**Exercise description:** Omit any picture, and return the remaining data exactly as written.

>> START

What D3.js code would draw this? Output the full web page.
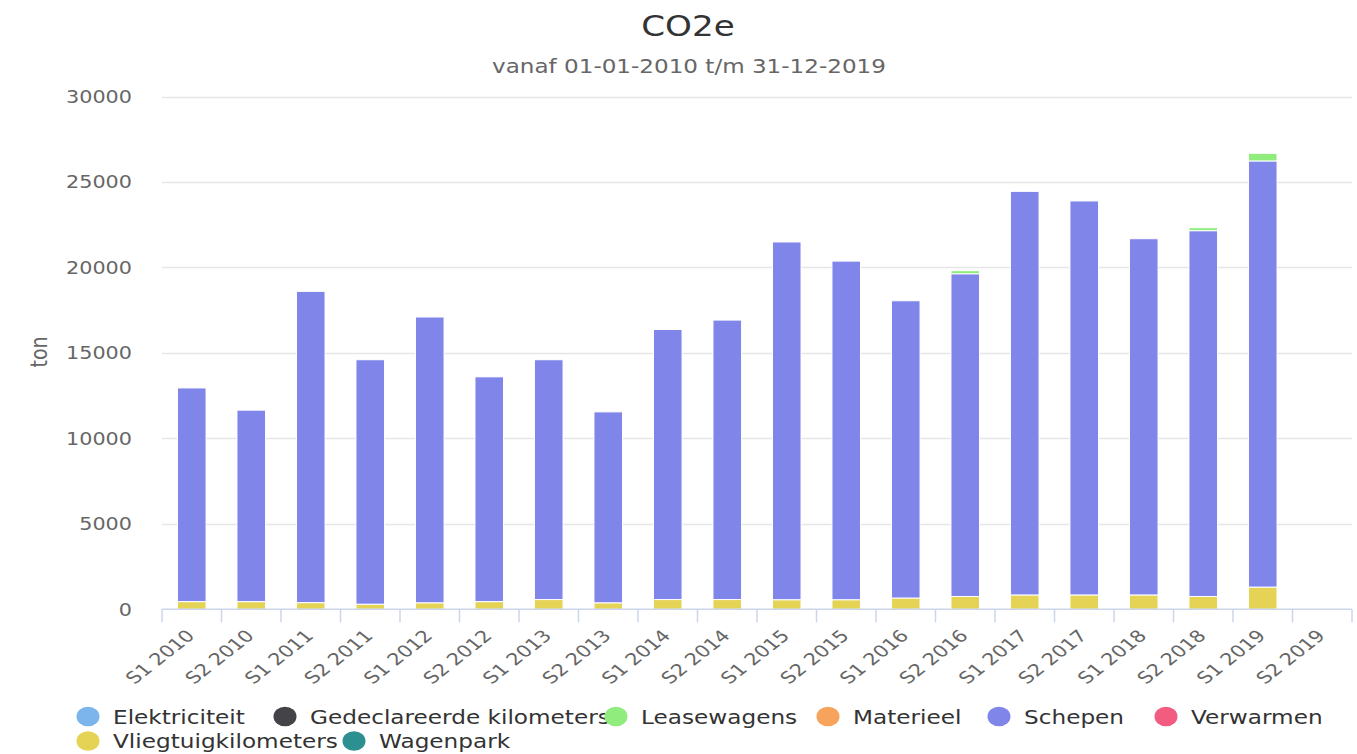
<!DOCTYPE html>
<html>
<head>
<meta charset="utf-8">
<script src="https://cdn.jsdelivr.net/npm/d3@7"></script>
<style>
  html, body { margin: 0; padding: 0; background: #ffffff; }
  svg { display: block; font-family: "DejaVu Sans", sans-serif; }
</style>
</head>
<body>
<svg id="chart" width="1357" height="754"></svg>
<script>
// ---------- data ----------
const categories = ["S1 2010","S2 2010","S1 2011","S2 2011","S1 2012","S2 2012","S1 2013","S2 2013","S1 2014","S2 2014",
                    "S1 2015","S2 2015","S1 2016","S2 2016","S1 2017","S2 2017","S1 2018","S2 2018","S1 2019","S2 2019"];
const seriesNames = ["Elektriciteit","Gedeclareerde kilometers","Leasewagens","Materieel","Schepen","Verwarmen","Vliegtuigkilometers","Wagenpark"];
const elektriciteit = [0,0,0,0,0,0,0,0,0,0,0,0,0,0,0,0,0,0,0,0];
const gedeclareerdeKilometers = [0,0,0,0,0,0,0,0,0,0,0,0,0,0,0,0,0,0,0,0];
const leasewagens = [0,0,0,0,0,0,0,0,0,0,0,0,0,180,0,0,0,175,445,0];
const materieel = [0,0,0,0,0,0,0,0,0,0,0,0,0,0,0,0,0,0,0,0];
const schepen = [12500,11200,18210,14300,16720,13150,14030,11170,15800,16350,20930,19810,17390,18880,23610,23050,20840,21400,24930,0];
const verwarmen = [0,0,0,0,0,0,0,0,0,0,0,0,0,0,0,0,0,0,0,0];
const vliegtuigkilometers = [450,450,390,300,380,450,570,380,570,570,560,560,660,750,840,840,840,750,1300,0];
const wagenpark = [0,0,0,0,0,0,0,0,0,0,0,0,0,0,0,0,0,0,0,0];
const yTicks = [0,5000,10000,15000,20000,25000,30000];
const titleText = "CO2e";
const subtitleText = "vanaf 01-01-2010 t/m 31-12-2019";
const yAxisTitle = "ton";

// ---------- styling ----------
const colors = ["#7cb5ec","#434348","#90ed7d","#f7a35c","#8085e9","#f15c80","#e4d354","#2b908f"];
const S = 1.22; // horizontal text stretch of the reference picture
const values = [elektriciteit, gedeclareerdeKilometers, leasewagens, materieel, schepen, verwarmen, vliegtuigkilometers, wagenpark];

const table = categories.map((c, i) => {
  const row = { cat: c };
  seriesNames.forEach((s, k) => row[s] = values[k][i]);
  return row;
});

const svg = d3.select("#chart");
svg.append("rect").attr("width",1357).attr("height",754).attr("fill","#ffffff");

const plotLeft = 162, plotRight = 1352, plotTop = 96.5, plotBottom = 609.3;
const x = d3.scaleBand().domain(categories).range([plotLeft, plotRight]).paddingInner(0).paddingOuter(0);
const y = d3.scaleLinear().domain([0, 30000]).range([plotBottom, plotTop]);

function stretchedText(g, px, py, str, opts) {
  const s = opts.stretch || S;
  const t = g.append("text")
    .attr("transform", `translate(${px},${py}) scale(${s},1)` + (opts.rotate ? ` rotate(${opts.rotate})` : ""))
    .attr("text-anchor", opts.anchor || "start")
    .attr("font-size", opts.size)
    .attr("fill", opts.fill)
    .text(str);
  return t;
}

// title & subtitle
stretchedText(svg, 688, 36, titleText, {anchor:"middle", size:28, fill:"#333333"});
stretchedText(svg, 689, 72.5, subtitleText, {anchor:"middle", size:18.9, fill:"#666666"});

// gridlines + y labels
const gy = svg.append("g");
yTicks.forEach(v => {
  if (v !== 0) {
    gy.append("line").attr("x1", plotLeft).attr("x2", plotRight)
      .attr("y1", Math.round(y(v)) + 0.5).attr("y2", Math.round(y(v)) + 0.5)
      .attr("stroke", "#e6e6e6").attr("stroke-width", 1.3);
  }
  stretchedText(gy, 132, y(v) + 6.5, String(v), {anchor:"end", size:17, fill:"#666666"});
});

// y axis title
stretchedText(svg, 47, 352, yAxisTitle, {anchor:"middle", size:19, fill:"#666666", rotate:-90});

// stacked bars (first legend series on top, as in the reference)
const stackKeys = seriesNames.slice().reverse();
const stacked = d3.stack().keys(stackKeys)(table);
const barW = x.bandwidth() * 0.48;
const gb = svg.append("g");
stacked.forEach(layer => {
  const k = seriesNames.indexOf(layer.key);
  gb.selectAll(null).data(layer.filter(d => d[1] - d[0] > 0)).enter().append("rect")
    .attr("x", d => x(d.data.cat) + (x.bandwidth() - barW) / 2)
    .attr("y", d => y(d[1]))
    .attr("width", barW)
    .attr("height", d => y(d[0]) - y(d[1]))
    .attr("fill", colors[k])
    .attr("stroke", "#ffffff").attr("stroke-width", 1);
});

// x axis line + ticks + labels
const gx = svg.append("g");
gx.append("line").attr("x1", plotLeft).attr("x2", plotRight)
  .attr("y1", plotBottom).attr("y2", plotBottom).attr("stroke", "#ccd6eb").attr("stroke-width", 1.5);
const tickXs = categories.map(c => x(c)).concat([plotRight]);
tickXs.forEach(tx => {
  gx.append("line").attr("x1", tx).attr("x2", tx).attr("y1", plotBottom).attr("y2", plotBottom + 13)
    .attr("stroke", "#ccd6eb").attr("stroke-width", 1.5);
});
categories.forEach(c => {
  const cx = x(c) + x.bandwidth() / 2;
  stretchedText(gx, cx + 4, plotBottom + 27.5, c, {anchor:"end", size:16.5, fill:"#666666", rotate:-45, stretch:1.27});
});

// legend
const legendRows = [
  {y: 716.5, xs: [88, 285, 616, 828, 999, 1166], items: [0,1,2,3,4,5]},
  {y: 741, xs: [88, 354], items: [6,7]}
];
const gl = svg.append("g");
legendRows.forEach(row => {
  row.items.forEach((k, j) => {
    gl.append("ellipse").attr("cx", row.xs[j]).attr("cy", row.y).attr("rx", 11.5).attr("ry", 9.8).attr("fill", colors[k]);
    stretchedText(gl, row.xs[j] + 25, row.y + 7, seriesNames[k], {anchor:"start", size:19, fill:"#333333"});
  });
});
</script>
</body>
</html>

>> END

**Completed task:**
What D3.js code would draw this? Output the full web page.
<!DOCTYPE html>
<html>
<head>
<meta charset="utf-8">
<script src="https://cdn.jsdelivr.net/npm/d3@7"></script>
<style>
  html, body { margin: 0; padding: 0; background: #ffffff; }
  svg { display: block; font-family: "DejaVu Sans", sans-serif; }
</style>
</head>
<body>
<svg id="chart" width="1357" height="754"></svg>
<script>
// ---------- data ----------
const categories = ["S1 2010","S2 2010","S1 2011","S2 2011","S1 2012","S2 2012","S1 2013","S2 2013","S1 2014","S2 2014",
                    "S1 2015","S2 2015","S1 2016","S2 2016","S1 2017","S2 2017","S1 2018","S2 2018","S1 2019","S2 2019"];
const seriesNames = ["Elektriciteit","Gedeclareerde kilometers","Leasewagens","Materieel","Schepen","Verwarmen","Vliegtuigkilometers","Wagenpark"];
const elektriciteit = [0,0,0,0,0,0,0,0,0,0,0,0,0,0,0,0,0,0,0,0];
const gedeclareerdeKilometers = [0,0,0,0,0,0,0,0,0,0,0,0,0,0,0,0,0,0,0,0];
const leasewagens = [0,0,0,0,0,0,0,0,0,0,0,0,0,180,0,0,0,175,445,0];
const materieel = [0,0,0,0,0,0,0,0,0,0,0,0,0,0,0,0,0,0,0,0];
const schepen = [12500,11200,18210,14300,16720,13150,14030,11170,15800,16350,20930,19810,17390,18880,23610,23050,20840,21400,24930,0];
const verwarmen = [0,0,0,0,0,0,0,0,0,0,0,0,0,0,0,0,0,0,0,0];
const vliegtuigkilometers = [450,450,390,300,380,450,570,380,570,570,560,560,660,750,840,840,840,750,1300,0];
const wagenpark = [0,0,0,0,0,0,0,0,0,0,0,0,0,0,0,0,0,0,0,0];
const yTicks = [0,5000,10000,15000,20000,25000,30000];
const titleText = "CO2e";
const subtitleText = "vanaf 01-01-2010 t/m 31-12-2019";
const yAxisTitle = "ton";

// ---------- styling ----------
const colors = ["#7cb5ec","#434348","#90ed7d","#f7a35c","#8085e9","#f15c80","#e4d354","#2b908f"];
const S = 1.22; // horizontal text stretch of the reference picture
const values = [elektriciteit, gedeclareerdeKilometers, leasewagens, materieel, schepen, verwarmen, vliegtuigkilometers, wagenpark];

const table = categories.map((c, i) => {
  const row = { cat: c };
  seriesNames.forEach((s, k) => row[s] = values[k][i]);
  return row;
});

const svg = d3.select("#chart");
svg.append("rect").attr("width",1357).attr("height",754).attr("fill","#ffffff");

const plotLeft = 162, plotRight = 1352, plotTop = 96.5, plotBottom = 609.3;
const x = d3.scaleBand().domain(categories).range([plotLeft, plotRight]).paddingInner(0).paddingOuter(0);
const y = d3.scaleLinear().domain([0, 30000]).range([plotBottom, plotTop]);

function stretchedText(g, px, py, str, opts) {
  const s = opts.stretch || S;
  const t = g.append("text")
    .attr("transform", `translate(${px},${py}) scale(${s},1)` + (opts.rotate ? ` rotate(${opts.rotate})` : ""))
    .attr("text-anchor", opts.anchor || "start")
    .attr("font-size", opts.size)
    .attr("fill", opts.fill)
    .text(str);
  return t;
}

// title & subtitle
stretchedText(svg, 688, 36, titleText, {anchor:"middle", size:28, fill:"#333333"});
stretchedText(svg, 689, 72.5, subtitleText, {anchor:"middle", size:18.9, fill:"#666666"});

// gridlines + y labels
const gy = svg.append("g");
yTicks.forEach(v => {
  if (v !== 0) {
    gy.append("line").attr("x1", plotLeft).attr("x2", plotRight)
      .attr("y1", Math.round(y(v)) + 0.5).attr("y2", Math.round(y(v)) + 0.5)
      .attr("stroke", "#e6e6e6").attr("stroke-width", 1.3);
  }
  stretchedText(gy, 132, y(v) + 6.5, String(v), {anchor:"end", size:17, fill:"#666666"});
});

// y axis title
stretchedText(svg, 47, 352, yAxisTitle, {anchor:"middle", size:19, fill:"#666666", rotate:-90});

// stacked bars (first legend series on top, as in the reference)
const stackKeys = seriesNames.slice().reverse();
const stacked = d3.stack().keys(stackKeys)(table);
const barW = x.bandwidth() * 0.48;
const gb = svg.append("g");
stacked.forEach(layer => {
  const k = seriesNames.indexOf(layer.key);
  gb.selectAll(null).data(layer.filter(d => d[1] - d[0] > 0)).enter().append("rect")
    .attr("x", d => x(d.data.cat) + (x.bandwidth() - barW) / 2)
    .attr("y", d => y(d[1]))
    .attr("width", barW)
    .attr("height", d => y(d[0]) - y(d[1]))
    .attr("fill", colors[k])
    .attr("stroke", "#ffffff").attr("stroke-width", 1);
});

// x axis line + ticks + labels
const gx = svg.append("g");
gx.append("line").attr("x1", plotLeft).attr("x2", plotRight)
  .attr("y1", plotBottom).attr("y2", plotBottom).attr("stroke", "#ccd6eb").attr("stroke-width", 1.5);
const tickXs = categories.map(c => x(c)).concat([plotRight]);
tickXs.forEach(tx => {
  gx.append("line").attr("x1", tx).attr("x2", tx).attr("y1", plotBottom).attr("y2", plotBottom + 13)
    .attr("stroke", "#ccd6eb").attr("stroke-width", 1.5);
});
categories.forEach(c => {
  const cx = x(c) + x.bandwidth() / 2;
  stretchedText(gx, cx + 4, plotBottom + 27.5, c, {anchor:"end", size:16.5, fill:"#666666", rotate:-45, stretch:1.27});
});

// legend
const legendRows = [
  {y: 716.5, xs: [88, 285, 616, 828, 999, 1166], items: [0,1,2,3,4,5]},
  {y: 741, xs: [88, 354], items: [6,7]}
];
const gl = svg.append("g");
legendRows.forEach(row => {
  row.items.forEach((k, j) => {
    gl.append("ellipse").attr("cx", row.xs[j]).attr("cy", row.y).attr("rx", 11.5).attr("ry", 9.8).attr("fill", colors[k]);
    stretchedText(gl, row.xs[j] + 25, row.y + 7, seriesNames[k], {anchor:"start", size:19, fill:"#333333"});
  });
});
</script>
</body>
</html>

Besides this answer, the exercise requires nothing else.